Year-end chart performance for "You Might Think"
| Chart (1984) | Position |
|---|---|
| Canada Top Singles (RPM) | 61 |
| US Billboard Hot 100 | 65 |
| US Cash Box Top 100 Singles | 64 |

==Certifications==

| Region | Certification | Certified units/sales |
| New Zealand (RMNZ) | Gold | 15,000^{‡} |
^{‡} Sales+streaming figures based on certification alone.

== Weezer version ==

In 2011, American rock band Weezer covered the song for the soundtrack of the animated film Cars 2. Weezer had a relationship with co-vocalist Ocasek, as Ocasek produced three of the band's albums, including 1994's Weezer (Blue Album), 2001's Weezer (Green Album), and 2014's Everything Will Be Alright in the End.
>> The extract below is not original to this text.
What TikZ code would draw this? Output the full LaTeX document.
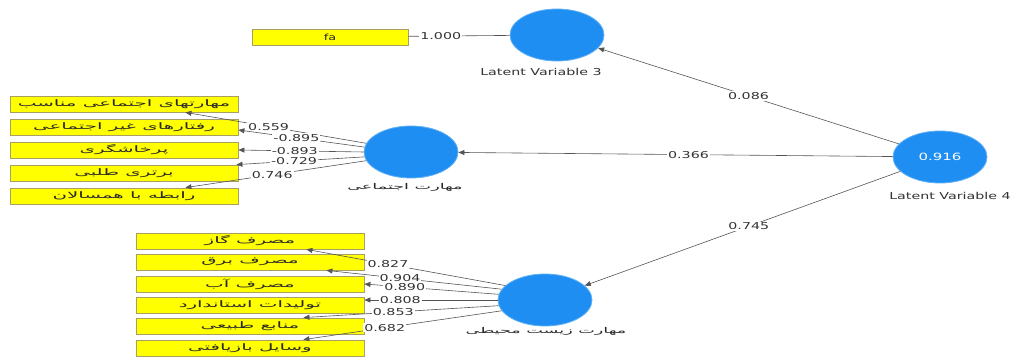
\documentclass[tikz,border=0pt]{standalone}
\usepackage{fontspec}
\setmainfont{DejaVu Sans}[FakeStretch=1.5]
\newfontfamily\fabox[Script=Arabic,FakeStretch=2.2]{DejaVu Sans}
\TeXXeTstate=1
\usetikzlibrary{arrows.meta,shapes.geometric}
\definecolor{lvblue}{HTML}{1E8EF2}
\definecolor{boxyel}{HTML}{FFFF00}
\definecolor{boxedge}{HTML}{A8A060}
\definecolor{edgecol}{HTML}{555555}
\definecolor{txt}{HTML}{333333}
\tikzset{
  lv/.style={ellipse, fill=lvblue, draw=lvblue!70!white, line width=0.8pt, minimum width=94pt, minimum height=52pt, inner sep=0pt},
  ind/.style={rectangle, fill=boxyel, draw=boxedge, line width=0.8pt, minimum width=228pt, minimum height=16pt, inner sep=0pt, text=black!85, font=\fabox\fontsize{9}{9}\selectfont},
  lvlab/.style={text=txt, font=\fontsize{9.5}{10}\selectfont},
  falab/.style={text=black!85, font=\fabox\fontsize{8}{9}\selectfont},
  coef/.style={fill=white, inner sep=1pt, text=txt, font=\fontsize{9.5}{10}\selectfont},
  link/.style={draw=edgecol, line width=0.6pt},
  arr/.style={link, -{Triangle[length=6pt,width=5pt]}}
}
\begin{document}
\begin{tikzpicture}[x=1pt,y=-1pt]
\useasboundingbox (0,0) rectangle (1034,358);
% latent variables
\node[lv] (lv3) at (557,35) {};
\node[lvlab] (lv3l) at (541,72) {Latent Variable 3};
\node[lv] (lv4) at (940,157) {\textcolor{white}{0.916}};
\node[lvlab] (lv4l) at (950,196) {Latent Variable 4};
\node[lv] (soc) at (411,152) {};
\node[falab] (socl) at (405,187) {\beginR مهارت اجتماعی\endR};
\node[lv] (env) at (545,300) {};
\node[falab] (envl) at (546,331) {\beginR مهارت زیست محیطی\endR};
% indicators
\node[ind, minimum width=156pt, font=\fontsize{8.5}{9}\selectfont] (fa) at (330,37) {fa};
\node[ind] (s1) at (124,104) {\beginR مهارتهای اجتماعی مناسب\endR};
\node[ind] (s2) at (124,127) {\beginR رفتارهای غیر اجتماعی\endR};
\node[ind] (s3) at (124,150) {\beginR پرخاشگری\endR};
\node[ind] (s4) at (124,173) {\beginR برتری طلبی\endR};
\node[ind] (s5) at (124,196) {\beginR رابطه با همسالان\endR};
\node[ind] (e1) at (250,241) {\beginR مصرف گاز\endR};
\node[ind] (e2) at (250,262) {\beginR مصرف برق\endR};
\node[ind] (e3) at (250,284) {\beginR مصرف آب\endR};
\node[ind] (e4) at (250,305) {\beginR تولیدات استاندارد\endR};
\node[ind] (e5) at (250,326) {\beginR منابع طبیعی\endR};
\node[ind] (e6) at (250,348) {\beginR وسایل بازیافتی\endR};
% structural paths
\draw[link] (fa) -- node[coef, pos=0.32] {1.000} (lv3);
\draw[arr] (lv4) -- node[coef, pos=0.5] {0.086} (lv3);
\draw[arr] (lv4) -- node[coef, pos=0.47] {0.366} (soc);
\draw[arr] (lv4) -- node[coef, pos=0.48] {0.745} (env);
% social loadings
\draw[arr] (soc.169) -- node[coef, pos=0.54] {0.559} ([xshift=-53pt]s1.south east);
\draw[arr] (soc.174) -- node[coef, pos=0.54] {-0.895} ([yshift=-3pt]s2.east);
\draw[arr] (soc.180) -- node[coef, pos=0.55] {-0.893} (s3.east);
\draw[arr] (soc.186) -- node[coef, pos=0.55] {-0.729} ([xshift=-2pt]s4.north east);
\draw[arr] (soc.191) -- node[coef, pos=0.52] {0.746} ([xshift=-53pt]s5.north east);
% environment loadings
\draw[arr] (env.160) -- node[coef, pos=0.59] {0.827} ([xshift=-58pt]e1.south east);
\draw[arr] (env.166) -- node[coef, pos=0.58] {0.904} ([xshift=-38pt]e2.south east);
\draw[arr] (env.173) -- node[coef, pos=0.70] {0.890} (e3.east);
\draw[arr] (env.180) -- node[coef, pos=0.73] {0.808} ([yshift=5pt]e4.east);
\draw[arr] (env.187) -- node[coef, pos=0.54] {0.853} ([xshift=-61pt]e5.north east);
\draw[arr] (env.194) -- node[coef, pos=0.59] {0.682} ([xshift=-61pt]e6.north east);
\end{tikzpicture}
\end{document}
On June 14, Weezer announced the cover on Kerrang!, Weezer guitarist Brian Bell announced "The song is going to play in the scene where Lightning McQueen and Mater go to Japan, which is great for us because it sort of mirrors our experiences in Japan – there was a little bit of culture shock!". The cover was released as the opening track on the same day and a music video was released to the band's Vevo channel on June 21, three days before the film, featuring the band recording the song, scenes from the film, people working on the film, and the band in Japan, and was directed by Tim Wilkerson. This version was co-produced by the band and Shawn Everett. Weezer bassist Scott Shriner performed the song with the Cars on their Rock and Roll Hall of Fame induction in 2018, which was Ocasek's final performance until his death the following year. Weezer's version charted at number 8 on the Mexico Ingles Airplay.